The tricky part: partial health

Not every dependency failure should make your service unready. If your API can still serve reads but can't write to the analytics pipeline, is it healthy? Depends on what you're optimizing for.

Some teams solve this with multiple endpoints — /readyz/critical and /readyz/full — where the load balancer checks the critical path and monitoring alerts on the full picture. Others use a scoring model where degraded dependencies reduce a health score rather than flipping a binary switch.

There's no universal right answer. But the wrong answer is always the same: returning 200 without checking anything.

What I look for now

After hitting this pattern at three different clients, I have a short checklist when reviewing any service's health endpoint.

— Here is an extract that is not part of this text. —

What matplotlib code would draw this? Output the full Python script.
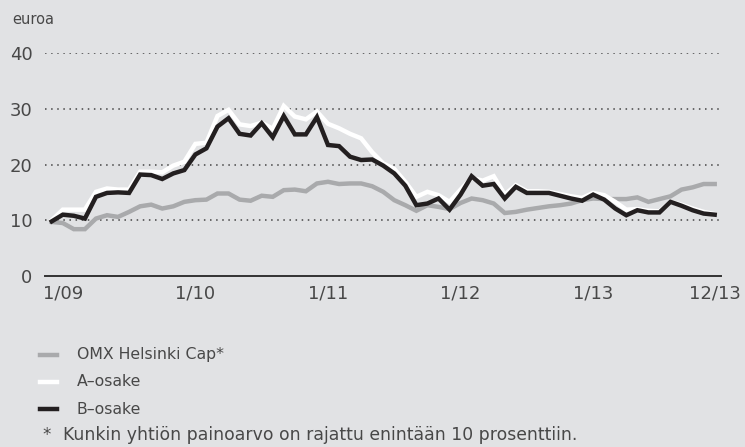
import matplotlib
matplotlib.use('Agg')
from matplotlib import pyplot as plt
from matplotlib.lines import Line2D

plt.rcParams['font.family'] = ['DejaVu Sans']

# monthly closing values 12/08 ... 12/13
omx = [9.7, 9.5, 8.4, 8.4, 10.3, 10.9, 10.6, 11.5, 12.5, 12.8,
       12.1, 12.5, 13.3, 13.6, 13.7, 14.8, 14.8, 13.7, 13.5, 14.4,
       14.2, 15.4, 15.5, 15.2, 16.6, 16.9, 16.5, 16.6, 16.6, 16.1,
       15.1, 13.6, 12.7, 11.7, 12.7, 12.4, 12.0, 13.1, 13.9, 13.6,
       13.0, 11.3, 11.5, 11.9, 12.2, 12.5, 12.7, 13.0, 13.6, 13.9,
       13.8, 13.8, 13.8, 14.1, 13.3, 13.8, 14.3, 15.5, 15.9, 16.5, 16.5]
a_share = [10.0, 11.9, 11.9, 11.9, 15.1, 15.7, 15.5, 15.5, 18.7, 18.7,
           18.6, 19.8, 20.5, 23.7, 23.9, 28.7, 29.8, 27.2, 26.9, 27.5,
           26.4, 30.5, 28.6, 28.1, 29.5, 27.3, 26.5, 25.5, 24.7, 22.2,
           20.2, 19.2, 16.9, 14.2, 15.1, 14.5, 13.3, 15.5, 17.6, 17.1,
           17.9, 14.6, 16.3, 15.2, 15.2, 15.1, 14.7, 14.3, 14.0, 14.9,
           14.5, 13.3, 11.9, 12.0, 11.7, 11.6, 13.3, 12.8, 12.1, 11.5, 11.1]
b_share = [9.8, 11.0, 10.8, 10.3, 14.2, 14.9, 15.0, 14.9, 18.2, 18.1,
           17.4, 18.4, 19.0, 21.8, 22.9, 26.8, 28.3, 25.5, 25.2, 27.4,
           24.9, 28.7, 25.4, 25.4, 28.5, 23.5, 23.3, 21.4, 20.8, 20.9,
           19.8, 18.4, 16.2, 12.7, 13.0, 13.9, 11.9, 14.6, 17.9, 16.2,
           16.5, 13.9, 16.0, 14.9, 14.9, 14.9, 14.4, 13.9, 13.5, 14.6,
           13.7, 12.1, 10.9, 11.8, 11.4, 11.4, 13.3, 12.6, 11.8, 11.2, 11.0]
months = list(range(len(b_share)))

tick_pos = [1, 13, 25, 37, 49, 60]
tick_labels = ['1/09', '1/10', '1/11', '1/12', '1/13', '12/13']
y_ticks = [0, 10, 20, 30, 40]

bg = '#e1e2e4'
txt = '#484848'
W, H = 745, 447

fig = plt.figure(figsize=(7.45, 4.47), dpi=100, facecolor=bg)
ax = fig.add_axes([45 / W, 1 - 276 / H, (721 - 45) / W, (276 - 53) / H])
ax.set_facecolor(bg)

for y in y_ticks[1:]:
    ax.axhline(y, color='#444444', lw=1.1, linestyle=(0, (1, 3)), zorder=1)

ax.plot(months, omx, color='#a9aaac', lw=3.2, solid_joinstyle='miter', zorder=2)
ax.plot(months, a_share, color='white', lw=3.2, solid_joinstyle='miter', zorder=3)
ax.plot(months, b_share, color='#231f20', lw=3.2, solid_joinstyle='miter', zorder=4)

ax.set_xlim(-0.61, 60.57)
ax.set_ylim(0, 40)
for s in ['top', 'right', 'left']:
    ax.spines[s].set_visible(False)
ax.spines['bottom'].set_color('#333333')
ax.spines['bottom'].set_linewidth(1.4)

ax.set_yticks(y_ticks)
ax.set_yticklabels([str(v) for v in y_ticks])
ax.set_xticks(tick_pos)
ax.set_xticklabels(tick_labels)
ax.tick_params(axis='y', length=0, pad=9, labelsize=13, labelcolor=txt)
ax.tick_params(axis='x', length=0, pad=6, labelsize=13, labelcolor=txt)

fig.text(12 / W, 1 - 20 / H, 'euroa', fontsize=10.5, color=txt,
         va='center', ha='left')

# legend
legend_items = [('OMX Helsinki Cap*', '#a9aaac', 355),
                ('A\u2013osake', 'white', 382),
                ('B\u2013osake', '#231f20', 409)]
for label, col, ypx in legend_items:
    yf = 1 - ypx / H
    fig.add_artist(Line2D([40 / W, 57 / W], [yf, yf], color=col, lw=3.2,
                          transform=fig.transFigure))
    fig.text(77 / W, yf, label, fontsize=11.3, color=txt, va='center',
             ha='left')

fig.text(42 / W, 1 - 435 / H, '*', fontsize=12, color=txt, va='center', ha='left')
fig.text(63 / W, 1 - 435 / H, 'Kunkin yhtiön painoarvo on rajattu enintään 10 prosenttiin.',
         fontsize=12.4, color=txt, va='center', ha='left')

fig.savefig('out.png', dpi=100, facecolor=bg)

Does the readiness probe test actual dependencies? Not just "is the process running" but "can this instance do its job right now."

Does it fail fast? A healthcheck with a 10-second timeout that matches the probe interval is worse than useless. It ties up probe capacity and delays detection.

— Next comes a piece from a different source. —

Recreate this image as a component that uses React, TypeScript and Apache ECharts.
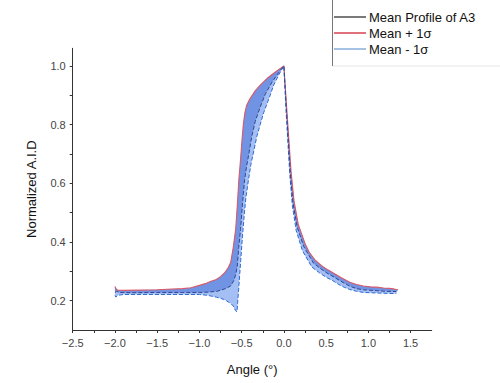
import React, { useEffect, useRef } from "react";
import * as echarts from "echarts";

const upperSeries: number[][] = [
  [-2.0, 0.248], [-1.99, 0.242], [-1.97, 0.236], [-1.9, 0.235], [-1.7, 0.236], [-1.5, 0.237],
  [-1.38, 0.239], [-1.2, 0.241], [-1.1, 0.244], [-1.0, 0.252], [-0.93, 0.258], [-0.87, 0.265],
  [-0.8, 0.272], [-0.75, 0.282], [-0.7, 0.295], [-0.66, 0.312], [-0.63, 0.33], [-0.6, 0.38],
  [-0.57, 0.445], [-0.55, 0.53], [-0.533, 0.613], [-0.513, 0.681], [-0.495, 0.75], [-0.48, 0.8],
  [-0.462, 0.84], [-0.44, 0.866], [-0.405, 0.886], [-0.34, 0.915], [-0.277, 0.935], [-0.2, 0.957],
  [-0.12, 0.975], [-0.05, 0.99], [0, 1.0], [0.035, 0.85], [0.085, 0.64], [0.12, 0.54], [0.17, 0.46],
  [0.25, 0.395], [0.3, 0.365], [0.37, 0.338], [0.45, 0.318], [0.52, 0.305], [0.6, 0.292],
  [0.68, 0.278], [0.78, 0.263], [0.86, 0.255], [0.94, 0.25], [1.02, 0.247], [1.1, 0.246],
  [1.18, 0.243], [1.25, 0.242], [1.3, 0.24], [1.35, 0.237],
];

const meanSeries: number[][] = [
  [-2.0, 0.228], [-1.98, 0.232], [-1.95, 0.228], [-1.8, 0.227], [-1.5, 0.228], [-1.2, 0.228],
  [-1.0, 0.228], [-0.9, 0.229], [-0.79, 0.232], [-0.7, 0.24], [-0.63, 0.25], [-0.59, 0.27],
  [-0.57, 0.29], [-0.552, 0.316], [-0.535, 0.38], [-0.513, 0.442], [-0.49, 0.53], [-0.465, 0.613],
  [-0.44, 0.66], [-0.415, 0.7], [-0.38, 0.76], [-0.34, 0.81], [-0.28, 0.86], [-0.218, 0.905],
  [-0.14, 0.945], [-0.06, 0.978], [0, 1.0], [0.03, 0.85], [0.077, 0.63], [0.108, 0.533],
  [0.155, 0.453], [0.234, 0.385], [0.35, 0.328], [0.43, 0.31], [0.51, 0.294], [0.6, 0.279],
  [0.7, 0.262], [0.784, 0.249], [0.86, 0.241], [0.94, 0.237], [1.1, 0.234], [1.2, 0.232],
  [1.33, 0.231],
];

const lowerSeries: number[][] = [
  [-2.0, 0.218], [-1.99, 0.212], [-1.97, 0.218], [-1.9, 0.221], [-1.6, 0.221], [-1.3, 0.221],
  [-1.0, 0.221], [-0.9, 0.218], [-0.8, 0.212], [-0.75, 0.208], [-0.7, 0.203], [-0.63, 0.191],
  [-0.6, 0.182], [-0.572, 0.166], [-0.555, 0.162], [-0.53, 0.26], [-0.51, 0.34], [-0.49, 0.42],
  [-0.47, 0.49], [-0.45, 0.55], [-0.42, 0.61], [-0.39, 0.665], [-0.356, 0.71], [-0.32, 0.76],
  [-0.28, 0.8], [-0.24, 0.84], [-0.18, 0.886], [-0.12, 0.935], [-0.06, 0.97], [0, 1.0],
  [0.025, 0.85], [0.07, 0.63], [0.1, 0.525], [0.145, 0.44], [0.22, 0.37], [0.33, 0.315],
  [0.42, 0.295], [0.5, 0.28], [0.58, 0.268], [0.65, 0.255], [0.72, 0.245], [0.78, 0.238],
  [0.86, 0.232], [0.94, 0.228], [1.1, 0.226], [1.2, 0.225], [1.33, 0.224],
];

const legendNames = ["Mean Profile of A3", "Mean + 1\u03c3", "Mean - 1\u03c3"];
const xTitle = "Angle (\u00b0)";
const yTitle = "Normalized A.I.D";

const FONT = "'Liberation Sans', Arial, sans-serif";

export default function App() {
  const ref = useRef<HTMLDivElement>(null);
  useEffect(() => {
    if (!ref.current) return;
    const chart = echarts.init(ref.current, null, { renderer: "svg" });

    const band = (top: number[][], bottom: number[][], fill: string) =>
      (params: any, api: any) => {
        const pts = [
          ...top.map((p) => api.coord(p)),
          ...bottom.slice().reverse().map((p) => api.coord(p)),
        ];
        return { type: "polygon", shape: { points: pts }, style: { fill, stroke: "none" } };
      };

    const legendRows = [
      { color: "#222222", width: 1.2, y: 17 },
      { color: "#e0707c", width: 2, y: 33 },
      { color: "#4a86c8", width: 1, y: 49 },
    ];

    const graphic: any[] = [
      { type: "rect", shape: { x: 332.5, y: -1, width: 170, height: 67 }, style: { fill: "#fff", stroke: "#e6e6e6", lineWidth: 1 } },
      { type: "line", shape: { x1: 332.5, y1: 0, x2: 332.5, y2: 66 }, style: { stroke: "#777", lineWidth: 1 } },
    ];
    legendRows.forEach((r, i) => {
      graphic.push({ type: "line", shape: { x1: 334, y1: r.y, x2: 366, y2: r.y }, style: { stroke: r.color, lineWidth: r.width } });
      graphic.push({
        type: "text", x: 369, y: r.y,
        style: { text: legendNames[i], fontSize: 13, fontFamily: FONT, fill: "#111", verticalAlign: "middle", align: "left" },
      });
    });

    chart.setOption({
      animation: false,
      backgroundColor: "#fff",
      grid: { left: 72.7, right: 68.3, top: 48.3, bottom: 53, containLabel: false },
      xAxis: {
        type: "value", min: -2.5, max: 1.75, interval: 0.25,
        name: xTitle, nameLocation: "middle", nameGap: 33,
        nameTextStyle: { fontSize: 13, fontFamily: FONT, color: "#111" },
        axisLine: { show: true, onZero: false, lineStyle: { color: "#333", width: 1 } },
        axisTick: { show: true, length: 3, lineStyle: { color: "#333" } },
        splitLine: { show: false },
        axisLabel: {
          fontSize: 11, fontFamily: FONT, color: "#444", margin: 7,
          showMaxLabel: false,
          formatter: (v: number) => {
            const k = Math.round(v * 4);
            if (Math.abs(k) % 2 !== 0) return "";
            return v < 0 ? "\u2212" + Math.abs(v).toFixed(1) : v.toFixed(1);
          },
        },
      },
      yAxis: {
        type: "value", min: 0.1, max: 1.06, interval: 0.1,
        name: yTitle, nameLocation: "middle", nameGap: 35, nameRotate: 90,
        nameTextStyle: { fontSize: 13, fontFamily: FONT, color: "#111" },
        axisLine: { show: true, onZero: false, lineStyle: { color: "#333", width: 1 } },
        axisTick: { show: true, length: 3, lineStyle: { color: "#333" } },
        splitLine: { show: false },
        axisLabel: {
          fontSize: 11, fontFamily: FONT, color: "#444", margin: 7,
          showMaxLabel: false, showMinLabel: false,
          formatter: (v: number) => {
            const k = Math.round(v * 10);
            if (k % 2 !== 0 || v > 1.01) return "";
            return v.toFixed(1);
          },
        },
      },
      graphic,
      series: [
        {
          type: "custom", name: "band-lower", data: [[0, 0.5]], silent: true, z: 1,
          renderItem: band(upperSeries, lowerSeries, "#a3bff3"),
        },
        {
          type: "custom", name: "band-upper", data: [[0, 0.5]], silent: true, z: 2,
          renderItem: band(upperSeries, meanSeries, "#7093e3"),
        },
        {
          type: "line", name: legendNames[1], data: upperSeries, showSymbol: false, z: 4,
          lineStyle: { color: "#d95a68", width: 1.1 },
        },
        {
          type: "line", name: legendNames[2], data: lowerSeries, showSymbol: false, z: 4,
          lineStyle: { color: "#2f6ad6", width: 1, type: [4, 2] },
        },
        {
          type: "line", name: legendNames[0], data: meanSeries, showSymbol: false, z: 5,
          lineStyle: { color: "#34468f", width: 1, type: [4, 2] },
        },
      ],
    });
    return () => chart.dispose();
  }, []);
  return (
    <div
      ref={ref}
      style={{ position: "fixed", left: 0, top: 0, width: 500, height: 383 }}
    />
  );
}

Is liveness separate from readiness? A pod that can't reach the database shouldn't be killed and restarted in a loop. It should be pulled from rotation until the database comes back.

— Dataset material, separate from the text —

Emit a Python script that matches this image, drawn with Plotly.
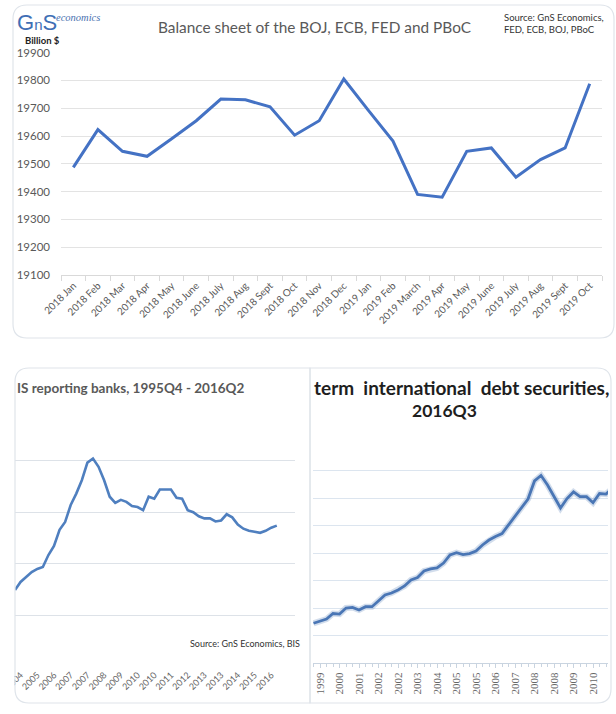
import plotly.graph_objects as go

W, H = 616, 714


def px(x):
    return x / W


def py(y):
    return 1 - y / H


# ---------------- data ----------------
# Top chart: balance sheet of BOJ, ECB, FED and PBoC (billion $)
months = ["2018 Jan", "2018 Feb", "2018 Mar", "2018 Apr", "2018 May", "2018 June",
          "2018 July", "2018 Aug", "2018 Sept", "2018 Oct", "2018 Nov", "2018 Dec",
          "2019 Jan", "2019 Feb", "2019 March", "2019 Apr", "2019 May", "2019 June",
          "2019 July", "2019 Aug", "2019 Sept", "2019 Oct"]
balance = [19487, 19623, 19545, 19527, 19590, 19655, 19733, 19730, 19705, 19603, 19655,
           19805, 19692, 19582, 19390, 19380, 19545, 19557, 19452, 19515, 19557, 19788]

# Bottom-left chart: BIS reporting banks, quarterly, visible part 2004Q3 - 2016Q2
bis_first_quarter = 2004.5
bis_values = [7.46, 8.24, 8.72, 9.2, 9.5, 9.69, 10.85, 11.73, 13.3, 14.05, 15.7, 16.8,
              18.1, 19.8, 20.2, 19.4, 18.1, 16.5, 15.9, 16.2, 16.0, 15.6, 15.5, 15.2,
              16.5, 16.3, 17.2, 17.2, 17.2, 16.4, 16.3, 15.2, 15.0, 14.6, 14.4, 14.4,
              14.1, 14.2, 14.8, 14.5, 13.8, 13.4, 13.2, 13.1, 13.0, 13.2, 13.5, 13.7]
bis_tick_labels = ["2004", "2005", "2006", "2007", "2007", "2008", "2009", "2010", "2010",
                   "2011", "2012", "2013", "2013", "2014", "2015", "2016"]
bis_first_tick = 2004.75

# Bottom-right chart: international debt securities, quarterly, visible part 1999Q3 - 2011Q1
debt_first_quarter = 1999.5
debt_values = [3.61, 3.82, 4.0, 4.5, 4.45, 5.0, 5.05, 4.82, 5.12, 5.12, 5.64, 6.18, 6.36,
               6.64, 7.0, 7.55, 7.77, 8.36, 8.55, 8.64, 9.09, 9.82, 10.03, 9.86, 9.95,
               10.18, 10.73, 11.18, 11.5, 11.77, 12.55, 13.36, 14.18, 14.91, 16.55, 17.05,
               16.18, 15.18, 14.09, 14.95, 15.55, 15.12, 15.12, 14.57, 15.41, 15.36, 15.9]
debt_tick_labels = ["1999", "2000", "2001", "2002", "2002", "2003", "2004", "2005", "2005",
                    "2006", "2007", "2008", "2008", "2009", "2010"]
debt_first_tick = 1999.75

bis_x = [bis_first_quarter + 0.25 * i for i in range(len(bis_values))]
bis_tickvals = [bis_first_tick + 0.75 * i for i in range(len(bis_tick_labels))]
debt_x = [debt_first_quarter + 0.25 * i for i in range(len(debt_values))]
debt_tickvals = [debt_first_tick + 0.75 * i for i in range(len(debt_tick_labels))]

FONT = "Lato, Carlito, Calibri, sans-serif"
GRAY = "#595959"

fig = go.Figure()

fig.add_trace(go.Scatter(x=months, y=balance, mode="lines", xaxis="x", yaxis="y",
                         line=dict(color="#4472c4", width=3), hoverinfo="skip"))
fig.add_trace(go.Scatter(x=bis_x, y=bis_values, mode="lines", xaxis="x2", yaxis="y2",
                         line=dict(color="#4f7fbf", width=2.6), hoverinfo="skip"))
fig.add_trace(go.Scatter(x=debt_x, y=debt_values, mode="lines", xaxis="x3", yaxis="y3",
                         line=dict(color="rgba(74,118,181,0.25)", width=6), hoverinfo="skip"))
fig.add_trace(go.Scatter(x=debt_x, y=debt_values, mode="lines", xaxis="x3", yaxis="y3",
                         line=dict(color="#4a76b5", width=2.8), hoverinfo="skip"))


def rounded_path(x0, y0, x1, y1, r_tl, r_tr, r_br, r_bl):
    # pixel coords -> paper coords, rounded corners via quadratic curves
    pts = []
    pts.append(f"M{px(x0 + r_tl)},{py(y0)}")
    pts.append(f"L{px(x1 - r_tr)},{py(y0)}")
    pts.append(f"Q{px(x1)},{py(y0)} {px(x1)},{py(y0 + r_tr)}")
    pts.append(f"L{px(x1)},{py(y1 - r_br)}")
    pts.append(f"Q{px(x1)},{py(y1)} {px(x1 - r_br)},{py(y1)}")
    pts.append(f"L{px(x0 + r_bl)},{py(y1)}")
    pts.append(f"Q{px(x0)},{py(y1)} {px(x0)},{py(y1 - r_bl)}")
    pts.append(f"L{px(x0)},{py(y0 + r_tl)}")
    pts.append(f"Q{px(x0)},{py(y0)} {px(x0 + r_tl)},{py(y0)}")
    pts.append("Z")
    return " ".join(pts)


BORDER = "#dfe4ea"
shapes = [
    # mask left of bottom-left card (clips the first tick label)
    dict(type="rect", xref="paper", yref="paper", x0=0, x1=px(14.5), y0=0, y1=py(360),
         fillcolor="white", line=dict(width=0), layer="above"),
    dict(type="path", xref="paper", yref="paper",
         path=rounded_path(13, 5, 614, 338, 14, 14, 14, 14),
         line=dict(color=BORDER, width=1.2), layer="above"),
    dict(type="path", xref="paper", yref="paper",
         path=rounded_path(15, 368, 310, 703, 14, 0, 0, 14),
         line=dict(color=BORDER, width=1.2), layer="above"),
    dict(type="path", xref="paper", yref="paper",
         path=rounded_path(310, 368, 611, 703, 0, 14, 14, 0),
         line=dict(color=BORDER, width=1.2), layer="above"),
]


def note(text, x, y, size, color, xanchor="left", yanchor="middle", family=FONT,
         align="left"):
    return dict(text=text, x=px(x), y=py(y), xref="paper", yref="paper",
                xanchor=xanchor, yanchor=yanchor, align=align, showarrow=False,
                font=dict(family=family, size=size, color=color))


annotations = [
    note("Balance sheet of the BOJ, ECB, FED and PBoC", 314, 27, 15.4, GRAY,
         xanchor="center"),
    note("Source: GnS Economics,<br>FED, ECB, BOJ, PBoC", 502, 10, 9.5, "#333333",
         yanchor="top"),
    note("<b>Billion $</b>", 23, 40, 9.5, "#222222"),
    note("G<span style='font-size:15px'>n</span>S", 15, 22, 22, "#3f6fb5",
         family="Liberation Sans, sans-serif"),
    note("<i>economics</i>", 54, 17, 10.5, "#4a72b0", family="Liberation Serif, serif"),
    note("<b>IS reporting banks, 1995Q4 - 2016Q2</b>", 15, 388, 13.5, GRAY),
    note("Source: GnS Economics, BIS", 188, 643, 9, "#333333"),
    note("<b>term\u00a0\u00a0international\u00a0\u00a0debt securities,</b>", 312, 388, 19,
         "#1e1e1e"),
    note("<b>2016Q3</b>", 444, 411, 17.5, "#1e1e1e", xanchor="center"),
]

fig.update_layout(
    template="none",
    width=W, height=H, autosize=False,
    margin=dict(l=0, r=0, t=0, b=0, pad=0),
    paper_bgcolor="white", plot_bgcolor="rgba(0,0,0,0)",
    showlegend=False, hovermode=False,
    shapes=shapes, annotations=annotations,
    # top chart
    xaxis=dict(domain=[px(61), px(602)], anchor="y", type="category", automargin=False,
               range=[-0.5, len(months) - 0.5], tickson="boundaries",
               ticks="outside", ticklen=5, tickcolor="#d9d9d9", showgrid=False,
               showline=True, linecolor="#d9d9d9", linewidth=1, tickangle=-45,
               tickfont=dict(family=FONT, size=10, color=GRAY), zeroline=False,
               fixedrange=True),
    yaxis=dict(domain=[py(275), py(52.6)], anchor="x", range=[19100, 19900], dtick=100,
               automargin=False, tickformat="d",
               showgrid=True, gridcolor="#e3e3e3", gridwidth=1, zeroline=False,
               showline=False, ticks="", ticklabelstandoff=10,
               tickfont=dict(family=FONT, size=11.5, color=GRAY), fixedrange=True),
    # bottom-left chart
    xaxis2=dict(domain=[px(15), px(295)], anchor="y2", automargin=False,
                range=[bis_first_quarter, bis_first_quarter + 280 / 22.28],
                tickmode="array", tickvals=bis_tickvals, ticktext=bis_tick_labels,
                ticks="", showgrid=False, showline=False, zeroline=False, tickangle=-45,
                tickfont=dict(family=FONT, size=9, color="#666666"), fixedrange=True),
    yaxis2=dict(domain=[py(667), py(409)], anchor="x2", range=[0, 25], dtick=5,
                automargin=False,
                showgrid=True, gridcolor="#dde2e8", gridwidth=1, zeroline=False,
                showticklabels=False, ticks="", showline=False, fixedrange=True),
    # bottom-right chart
    xaxis3=dict(domain=[px(313), px(608)], anchor="y3", automargin=False,
                range=[debt_first_quarter - 0.02, debt_first_quarter - 0.02 + 295 / 26],
                tickmode="array", tickvals=debt_tickvals, ticktext=debt_tick_labels,
                ticks="outside", ticklen=4, tickcolor="#c9d4e0",
                minor=dict(ticks="outside", ticklen=3, tickcolor="#c9d4e0",
                           tick0=1999.5, dtick=0.25, showgrid=False),
                showgrid=False, showline=True, linecolor="#c9d4e0", linewidth=1,
                zeroline=False, tickangle=-90,
                tickfont=dict(family="Liberation Serif, serif", size=11, color="#666666"),
                fixedrange=True),
    yaxis3=dict(domain=[py(663), py(443)], anchor="x3", range=[0, 20], dtick=2.5,
                automargin=False,
                showgrid=True, gridcolor="#dce5ef", gridwidth=1.3, zeroline=False,
                showticklabels=False, ticks="", showline=False, fixedrange=True),
)

fig.write_html("out.html", config={"displayModeBar": False},
               post_script="document.body.style.margin='0';"
                           "document.body.style.overflow='hidden';")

Does anyone treat healthcheck failures as a signal? Even before they cause user impact, readiness probe flickers are often an early warning that a dependency is degrading.

The healthcheck endpoint is the one part of your service that talks directly to your infrastructure. It's the contract between your code and everything that decides where traffic goes. A lazy implementation means your entire routing layer is operating on bad data — and you won't find out until someone asks why payments have been failing for 47 minutes.

What does your healthcheck actually verify?